Washington State University Vancouver was established in Southwest Washington in 1989 with great purpose, and dare we say, foresight. The citizens in this region asked for access to higher education and continue to benefit from having a growing university nearby.
A recent study published by the University of Pennsylvania criticizes higher education in the state of Washington. The study found that due to limited resources, the institutions of higher education in our state do not produce enough bachelor’s degrees, forcing employers to hire workers from out of state — and from out of country.
That’s the precise problem WSU Vancouver has been tackling right here in our own community for 23 years. The university’s full-time equivalent enrollment has increased 82 percent from fall 2005 to fall 2011. Nearly 3,200 students are taking classes spring semester. Today there are more than 9,500 WSU Vancouver alumni, 75 percent of whom remain in our community to live, work and raise their families. These alumni are direct contributors to the economic fiber of Southwest Washington.
And we have no intention of stopping.
The state’s economy is one of the most technology-intensive in the nation. The Penn researchers say that by 2018, 67 percent of all jobs in Washington will require workers who have at least some postsecondary education or training. OK, bring it on.

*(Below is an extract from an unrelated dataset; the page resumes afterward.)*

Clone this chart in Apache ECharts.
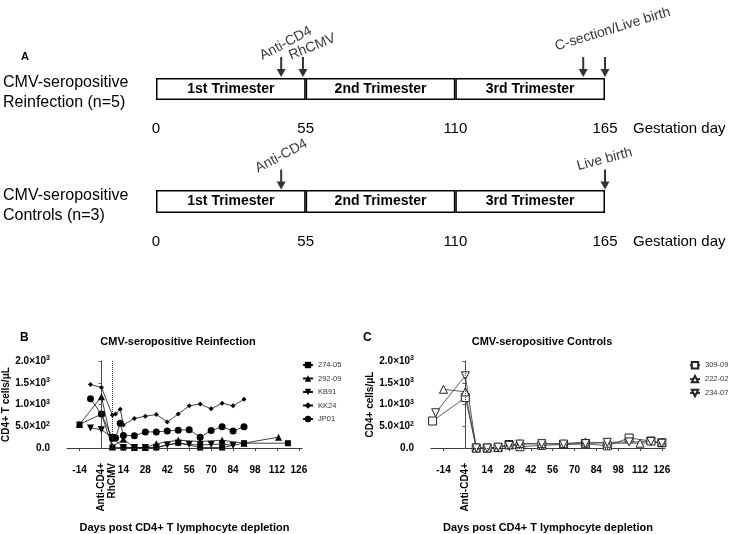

In January WSU Vancouver opened a new Engineering and Computer Science building — thanks in large part to the unwavering support of state and local elected officials and the community at large. The grand opening may be in our rear-view mirror, but the support keeps rolling in. The Clark County High Tech Council, Columbia Credit Union and Tektronix have voted with their dollars. Each has supported research laboratories and programs in the School of Engineering and Computer Science because they understand the need for well-educated, high-tech graduates in our community, and they believe in WSU Vancouver’s ability to fulfill that need. We won’t let you down.
We do not stop with engineers. WSU Vancouver graduates students who serve the largest industry sectors in Portland/Southwest Washington including health and education services and the largest employers, including Evergreen Public Schools and PeaceHealth Southwest Washington Medical Center. We currently offer 18 bachelor’s degrees, nine master’s degrees and two doctoral degrees. Cougar “paw prints” are all over this community.
If we had one wish it would be that you embrace the benefits of living near a university. WSU Vancouver offers a huge assortment of services to this community. On Jan. 22 WSU Vancouver hosted College Goal Sunday. This national program offers students interested in any form of postsecondary education an opportunity to come to campus and get free help from financial aid experts in filling out the Free Application for Federal Student Aid. The FAFSA is the gateway to accessing financial aid resources such as federal and state grants, school loans and scholarships. Our event is not only the largest in the state, it is also the only College Goal Sunday event offered in three languages — English, Russian and Spanish.
The issues raised by the University of Pennsylvania study are real ones. We need more higher education access and capacity. We need to produce more of the engineering and high-tech graduates that Tektronix, Boeing and other high-tech companies in our community and in our state need to thrive.
WSU Vancouver is the only four-year, public research institution in Southwest Washington and we are committed to expanding regional access to baccalaureate- and master’s-level degrees. We look forward to being a key partner in solving this problem for our community and beyond.
Lynn Valenter is interim chancellor at WSU Vancouver. Steve Horenstein is chair of the WSU Vancouver Campus Advisory Council.